## What you need to do
Make an exact copy of all the material below, apart from the pictures.

## Supplied information

┌────────

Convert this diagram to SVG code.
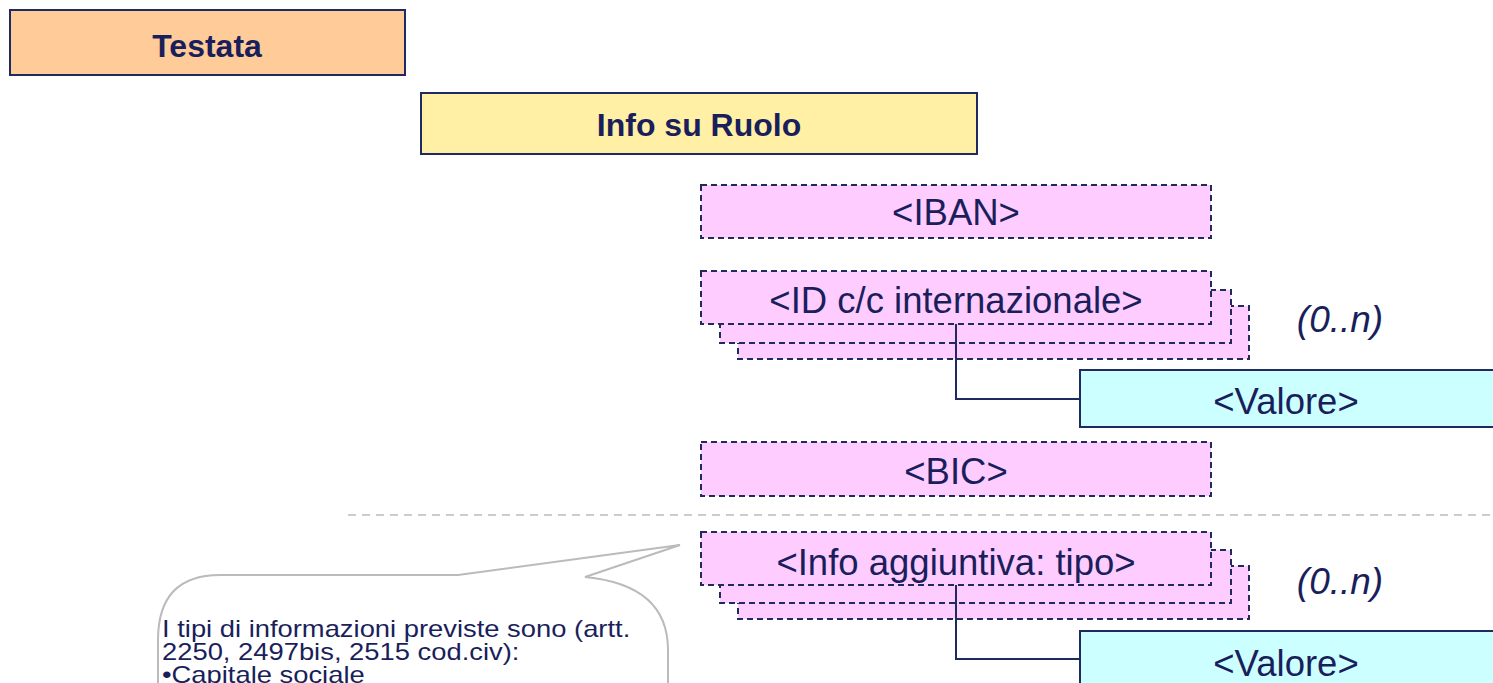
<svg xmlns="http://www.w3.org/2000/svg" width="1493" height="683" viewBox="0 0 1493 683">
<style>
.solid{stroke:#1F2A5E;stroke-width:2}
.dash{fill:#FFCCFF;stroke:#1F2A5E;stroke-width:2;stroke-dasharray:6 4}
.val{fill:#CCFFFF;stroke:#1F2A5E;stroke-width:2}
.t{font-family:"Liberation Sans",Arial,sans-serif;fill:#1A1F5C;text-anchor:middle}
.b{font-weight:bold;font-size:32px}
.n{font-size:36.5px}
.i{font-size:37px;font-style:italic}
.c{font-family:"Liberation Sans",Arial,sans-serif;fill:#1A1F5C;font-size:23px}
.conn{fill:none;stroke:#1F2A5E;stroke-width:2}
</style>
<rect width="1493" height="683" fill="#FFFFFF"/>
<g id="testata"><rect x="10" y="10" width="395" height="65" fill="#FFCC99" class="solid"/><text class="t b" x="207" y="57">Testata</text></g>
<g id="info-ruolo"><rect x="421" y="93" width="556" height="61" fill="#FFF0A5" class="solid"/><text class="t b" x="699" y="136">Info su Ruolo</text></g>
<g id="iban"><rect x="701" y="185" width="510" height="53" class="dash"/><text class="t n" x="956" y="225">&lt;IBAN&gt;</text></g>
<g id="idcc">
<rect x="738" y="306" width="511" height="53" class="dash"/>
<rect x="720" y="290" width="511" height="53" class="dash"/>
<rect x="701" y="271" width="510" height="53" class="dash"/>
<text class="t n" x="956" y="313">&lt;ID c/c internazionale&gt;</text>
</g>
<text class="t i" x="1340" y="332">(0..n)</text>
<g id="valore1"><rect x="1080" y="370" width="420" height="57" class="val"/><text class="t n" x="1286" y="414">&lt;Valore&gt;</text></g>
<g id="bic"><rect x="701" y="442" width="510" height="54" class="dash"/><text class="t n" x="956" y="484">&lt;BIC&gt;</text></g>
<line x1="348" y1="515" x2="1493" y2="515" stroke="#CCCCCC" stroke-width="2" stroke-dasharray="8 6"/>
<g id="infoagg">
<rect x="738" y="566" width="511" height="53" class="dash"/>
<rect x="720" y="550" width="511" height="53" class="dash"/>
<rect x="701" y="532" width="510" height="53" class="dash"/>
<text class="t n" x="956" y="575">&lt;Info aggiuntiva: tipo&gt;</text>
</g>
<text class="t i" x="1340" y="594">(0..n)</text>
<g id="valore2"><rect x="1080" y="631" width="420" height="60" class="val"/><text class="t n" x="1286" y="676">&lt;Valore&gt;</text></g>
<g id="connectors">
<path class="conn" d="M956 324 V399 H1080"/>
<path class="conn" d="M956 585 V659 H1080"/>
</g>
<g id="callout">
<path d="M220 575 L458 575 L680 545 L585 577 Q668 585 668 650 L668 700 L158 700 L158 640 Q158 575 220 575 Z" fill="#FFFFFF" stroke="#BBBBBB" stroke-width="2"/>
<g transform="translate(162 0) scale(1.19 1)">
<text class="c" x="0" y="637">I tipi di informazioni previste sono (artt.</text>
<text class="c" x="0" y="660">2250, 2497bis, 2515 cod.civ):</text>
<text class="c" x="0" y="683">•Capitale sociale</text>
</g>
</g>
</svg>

└────────

## Written response
Convert this diagram to SVG code.
<svg xmlns="http://www.w3.org/2000/svg" width="1493" height="683" viewBox="0 0 1493 683">
<style>
.solid{stroke:#1F2A5E;stroke-width:2}
.dash{fill:#FFCCFF;stroke:#1F2A5E;stroke-width:2;stroke-dasharray:6 4}
.val{fill:#CCFFFF;stroke:#1F2A5E;stroke-width:2}
.t{font-family:"Liberation Sans",Arial,sans-serif;fill:#1A1F5C;text-anchor:middle}
.b{font-weight:bold;font-size:32px}
.n{font-size:36.5px}
.i{font-size:37px;font-style:italic}
.c{font-family:"Liberation Sans",Arial,sans-serif;fill:#1A1F5C;font-size:23px}
.conn{fill:none;stroke:#1F2A5E;stroke-width:2}
</style>
<rect width="1493" height="683" fill="#FFFFFF"/>
<g id="testata"><rect x="10" y="10" width="395" height="65" fill="#FFCC99" class="solid"/><text class="t b" x="207" y="57">Testata</text></g>
<g id="info-ruolo"><rect x="421" y="93" width="556" height="61" fill="#FFF0A5" class="solid"/><text class="t b" x="699" y="136">Info su Ruolo</text></g>
<g id="iban"><rect x="701" y="185" width="510" height="53" class="dash"/><text class="t n" x="956" y="225">&lt;IBAN&gt;</text></g>
<g id="idcc">
<rect x="738" y="306" width="511" height="53" class="dash"/>
<rect x="720" y="290" width="511" height="53" class="dash"/>
<rect x="701" y="271" width="510" height="53" class="dash"/>
<text class="t n" x="956" y="313">&lt;ID c/c internazionale&gt;</text>
</g>
<text class="t i" x="1340" y="332">(0..n)</text>
<g id="valore1"><rect x="1080" y="370" width="420" height="57" class="val"/><text class="t n" x="1286" y="414">&lt;Valore&gt;</text></g>
<g id="bic"><rect x="701" y="442" width="510" height="54" class="dash"/><text class="t n" x="956" y="484">&lt;BIC&gt;</text></g>
<line x1="348" y1="515" x2="1493" y2="515" stroke="#CCCCCC" stroke-width="2" stroke-dasharray="8 6"/>
<g id="infoagg">
<rect x="738" y="566" width="511" height="53" class="dash"/>
<rect x="720" y="550" width="511" height="53" class="dash"/>
<rect x="701" y="532" width="510" height="53" class="dash"/>
<text class="t n" x="956" y="575">&lt;Info aggiuntiva: tipo&gt;</text>
</g>
<text class="t i" x="1340" y="594">(0..n)</text>
<g id="valore2"><rect x="1080" y="631" width="420" height="60" class="val"/><text class="t n" x="1286" y="676">&lt;Valore&gt;</text></g>
<g id="connectors">
<path class="conn" d="M956 324 V399 H1080"/>
<path class="conn" d="M956 585 V659 H1080"/>
</g>
<g id="callout">
<path d="M220 575 L458 575 L680 545 L585 577 Q668 585 668 650 L668 700 L158 700 L158 640 Q158 575 220 575 Z" fill="#FFFFFF" stroke="#BBBBBB" stroke-width="2"/>
<g transform="translate(162 0) scale(1.19 1)">
<text class="c" x="0" y="637">I tipi di informazioni previste sono (artt.</text>
<text class="c" x="0" y="660">2250, 2497bis, 2515 cod.civ):</text>
<text class="c" x="0" y="683">•Capitale sociale</text>
</g>
</g>
</svg>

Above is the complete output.